Election. Change of new government. Civil war. Economic crisis. These are some of the political scenarios that may cause costly disruptions and delays in getting business done for Singapore companies.

But when a company is conducting cross border business – whether investing, financing or trading – the likelihood of being exposed to some form of political risks is even higher.

There is no single definition of political risks but it can be described as the uncertainty resulting from decisions or events of a political nature that will affect the business climate and cause a company to suffer economic and financial losses. In short, the impact of politics on market outcomes.

Why exporters overlook political risk coverage

Most Singapore exporters are more concerned about the credit risk of the counterparty and ignore the impact of political risk when trading. Some of the reasons why they do not prioritize political risk coverage include:

  • Lack of familiarity
  • Perception that political risks are manageable and there’s low probability of occurrence
  • Insurance premium is too high
  • Coverage in high risk countries are not consistently available
  • Concerns regarding insurer’s willingness to pay
  • Insurance provider does not cover the type of risk concerned

Managing political risks

As Singapore businesses expand their reach to other markets and export to countries where the political landscape is unstable, it is vital for them to manage risks and protect themselves from payment insolvencies by looking into the following risk mitigation methods:

Internal Assessment and Review

Just like the conduct of credit review and analysis of buyers, it is beneficial for companies to also conduct regular review and assessment of countries where they are doing the bulk of their transactions, and also potential new markets.
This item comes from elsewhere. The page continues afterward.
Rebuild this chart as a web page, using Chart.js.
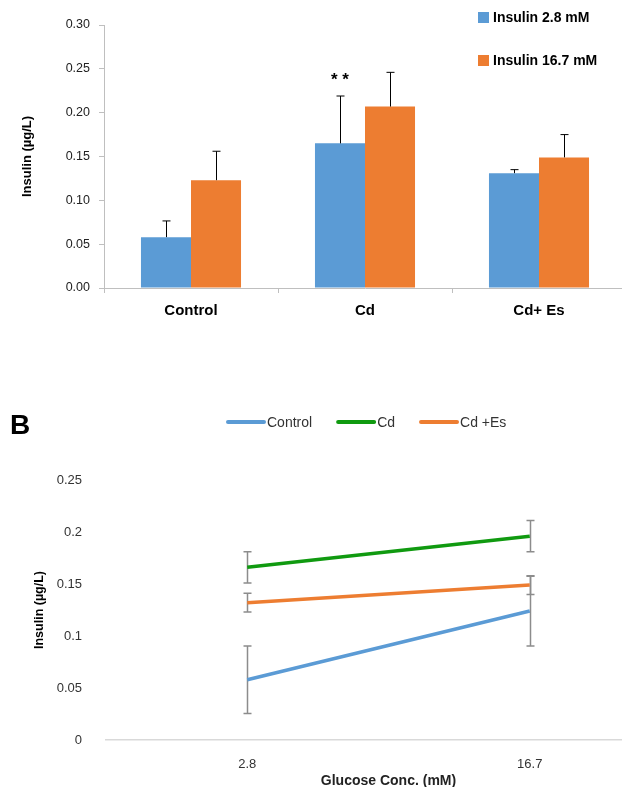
<!DOCTYPE html>
<html>
<head>
<meta charset="utf-8">
<script src="https://cdn.jsdelivr.net/npm/chart.js@4"></script>
<style>
  html, body { margin: 0; padding: 0; background: #fff; overflow: hidden; width: 622px; height: 787px; }
  .wrap { position: absolute; left: 0; width: 680px; }
  #panelB { position: absolute; left: 10px; top: 409px; line-height: 1; font: bold 28px "Liberation Sans", Arial, sans-serif; color: #000; }
</style>
</head>
<body>
<div class="wrap" style="top:0;height:345px"><canvas id="insulinBar"></canvas></div>
<div class="wrap" style="top:390px;height:400px"><canvas id="insulinLine"></canvas></div>
<div id="panelB">B</div>
<script>
// A: insulin secretion, bars
const groups = ["Control", "Cd", "Cd+ Es"];
const insulinLow = [0.058, 0.165, 0.131];
const insulinLowErr = [0.0185, 0.054, 0.004];
const insulinHigh = [0.123, 0.207, 0.149];
const insulinHighErr = [0.033, 0.039, 0.026];

// B: same data vs glucose concentration
const glucose = ["2.8", "16.7"];
const controlLine = [0.058, 0.124];
const controlErr = [0.0325, 0.0335];
const cdLine = [0.166, 0.196];
const cdErr = [0.015, 0.015];
const cdEsLine = [0.132, 0.149];
const cdEsErr = [0.009, 0.009];

const FONT = "'Liberation Sans', Arial, sans-serif";
const BLUE = "#5B9BD5";
const ORANGE = "#ED7D31";
const GREEN = "#109A10";

// error bars from dataset.errors, drawn with the chart's own y scale
const errorBars = {
  id: "errorBars",
  drawBars(chart, opts) {
    const ctx = chart.ctx;
    const y = chart.scales.y;
    chart.data.datasets.forEach((ds, i) => {
      if (!ds.errors) return;
      const meta = chart.getDatasetMeta(i);
      meta.data.forEach((el, j) => {
        const v = ds.data[j];
        const e = ds.errors[j];
        const x = Math.round(el.x) + 0.5;
        const top = y.getPixelForValue(v + e);
        const bot = opts.both ? y.getPixelForValue(v - e) : el.y;
        ctx.save();
        ctx.strokeStyle = opts.color;
        ctx.lineWidth = opts.width;
        ctx.beginPath();
        ctx.moveTo(x, bot);
        ctx.lineTo(x, top);
        ctx.moveTo(x - opts.cap, top);
        ctx.lineTo(x + opts.cap, top);
        if (opts.both) {
          ctx.moveTo(x - opts.cap, bot);
          ctx.lineTo(x + opts.cap, bot);
        }
        ctx.stroke();
        ctx.restore();
      });
    });
  },
  beforeDatasetsDraw(chart, args, opts) {
    if (opts.under) this.drawBars(chart, opts);
  },
  afterDatasetsDraw(chart, args, opts) {
    if (!opts.under) this.drawBars(chart, opts);
  },
};

// legend + significance stars for the bar chart
const barExtras = {
  id: "barExtras",
  afterDraw(chart) {
    const ctx = chart.ctx;
    ctx.save();
    ctx.font = "bold 14px " + FONT;
    ctx.textBaseline = "middle";
    chart.data.datasets.forEach((ds, i) => {
      const yy = 17 + i * 43;
      ctx.fillStyle = ds.backgroundColor;
      ctx.fillRect(478, yy - 5, 11, 11);
      ctx.fillStyle = "#000";
      ctx.fillText(ds.label, 493, yy + 1);
    });
    // ** over Cd 2.8 mM
    const bar = chart.getDatasetMeta(0).data[1];
    const top = chart.scales.y.getPixelForValue(insulinLow[1] + insulinLowErr[1]);
    ctx.font = "bold 17px " + FONT;
    ctx.textAlign = "center";
    ctx.fillText("* *", bar.x, top - 16);
    ctx.restore();
  },
};

// line legend for chart B
const lineLegend = {
  id: "lineLegend",
  afterDraw(chart) {
    const ctx = chart.ctx;
    ctx.save();
    ctx.font = "14px " + FONT;
    ctx.textBaseline = "middle";
    let x = 228;
    const y = 32;
    chart.data.datasets.forEach((ds) => {
      ctx.strokeStyle = ds.borderColor;
      ctx.lineWidth = 4;
      ctx.lineCap = "round";
      ctx.beginPath();
      ctx.moveTo(x, y);
      ctx.lineTo(x + 36, y);
      ctx.stroke();
      ctx.fillStyle = "#333";
      ctx.fillText(ds.label, x + 39, y + 1);
      x += 39 + ctx.measureText(ds.label).width + 26;
    });
    ctx.restore();
  },
};

new Chart(document.getElementById("insulinBar"), {
  type: "bar",
  data: {
    labels: groups,
    datasets: [
      { label: "Insulin 2.8 mM", data: insulinLow, errors: insulinLowErr, backgroundColor: BLUE },
      { label: "Insulin 16.7 mM", data: insulinHigh, errors: insulinHighErr, backgroundColor: ORANGE },
    ],
  },
  options: {
    responsive: true,
    maintainAspectRatio: false,
    animation: false,
    categoryPercentage: 0.575,
    barPercentage: 1,
    layout: { padding: { top: 25, right: 54, left: 0, bottom: 0 } },
    plugins: {
      legend: { display: false },
      tooltip: { enabled: false },
      errorBars: { color: "#000", width: 1, cap: 4, both: false },
    },
    scales: {
      x: {
        grid: { drawOnChartArea: false, tickLength: 5, color: "#BFBFBF", offset: true },
        border: { color: "#BFBFBF" },
        ticks: { color: "#000", padding: 9, font: { family: FONT, size: 15, weight: "bold" } },
        afterFit: (s) => { s.height = 57; },
      },
      y: {
        min: 0,
        max: 0.3,
        ticks: {
          stepSize: 0.05,
          padding: 9,
          color: "#222",
          font: { family: FONT, size: 12.5 },
          callback: (v) => v.toFixed(2),
        },
        grid: { drawOnChartArea: false, tickLength: 5, color: "#BFBFBF" },
        border: { color: "#BFBFBF" },
        title: {
          display: true,
          text: "Insulin (µg/L)",
          color: "#000",
          padding: { top: 20, bottom: 0 },
          font: { family: FONT, size: 13, weight: "bold" },
        },
        afterFit: (s) => { s.width = 104; },
      },
    },
  },
  plugins: [errorBars, barExtras],
});

new Chart(document.getElementById("insulinLine"), {
  type: "line",
  data: {
    labels: glucose,
    datasets: [
      { label: "Control", data: controlLine, errors: controlErr, borderColor: BLUE },
      { label: "Cd", data: cdLine, errors: cdErr, borderColor: GREEN },
      { label: "Cd +Es", data: cdEsLine, errors: cdEsErr, borderColor: ORANGE },
    ],
  },
  options: {
    responsive: true,
    maintainAspectRatio: false,
    animation: false,
    elements: { line: { borderWidth: 3.5, tension: 0 }, point: { radius: 0 } },
    layout: { padding: { top: 90, right: 9, left: 0, bottom: 0 } },
    plugins: {
      legend: { display: false },
      tooltip: { enabled: false },
      errorBars: { color: "#8C8C8C", width: 1.5, cap: 4, both: true, under: true },
    },
    scales: {
      x: {
        offset: true,
        grid: { display: false },
        border: { color: "#D9D9D9", width: 1.5 },
        ticks: { color: "#333", padding: 9, font: { family: FONT, size: 13 } },
        title: {
          display: true,
          text: "Glucose Conc. (mM)",
          color: "#222",
          padding: { top: 0, bottom: 0 },
          font: { family: FONT, size: 14, weight: "bold" },
        },
        afterFit: (s) => { s.height = 50; },
      },
      y: {
        min: 0,
        max: 0.25,
        ticks: {
          stepSize: 0.05,
          padding: 16,
          color: "#333",
          font: { family: FONT, size: 13 },
          callback: (v) => String(+v.toFixed(2)),
        },
        grid: { display: false },
        border: { display: false },
        title: {
          display: true,
          text: "Insulin (µg/L)",
          color: "#000",
          padding: { top: 32, bottom: 0 },
          font: { family: FONT, size: 12.5, weight: "bold" },
        },
        afterFit: (s) => { s.width = 106; },
      },
    },
  },
  plugins: [errorBars, lineLegend],
});
</script>
</body>
</html>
For example, if it is learnt that a particular country could be facing severe shortage of foreign currency and the possibility of foreign exchange control, then it may be wise for the company to change to another payment mode or terms when trading with buyers in a specific country. Political and country risk reports are easily available in the market from the various information providers.

Engaging Risk Consultants

This is a useful tool especially when performing due diligence and conducting a feasibility study before the signing of major long term contract with new buyers in emerging markets, particularly involving the exports of capital goods and equipment. The input provided by the consultants allows the company to see the potential risk areas, enabling them to address these and make informed decision about the transaction.

Political Risk Insurance

Political risk insurance protects the balance sheet of businesses, thereby, avoiding catastrophic financial loss due to business interruption and non payment arising from political events such as strikes, riots, civil commotion, terrorism, sabotage, war and/or civil war, embargo and currency inconvertibility.

Having such a policy shields companies from risks that may put strain on the company’s financial operations and hinder its overall financial growth.

Conclusion

Timely payment from an overseas partner is already a challenging task. When combined with risks that are political in nature, the chances of financial loss are even greater. For security and peace of mind, exporters should look beyond the traditional credit insurance and give equal importance to political risk coverage.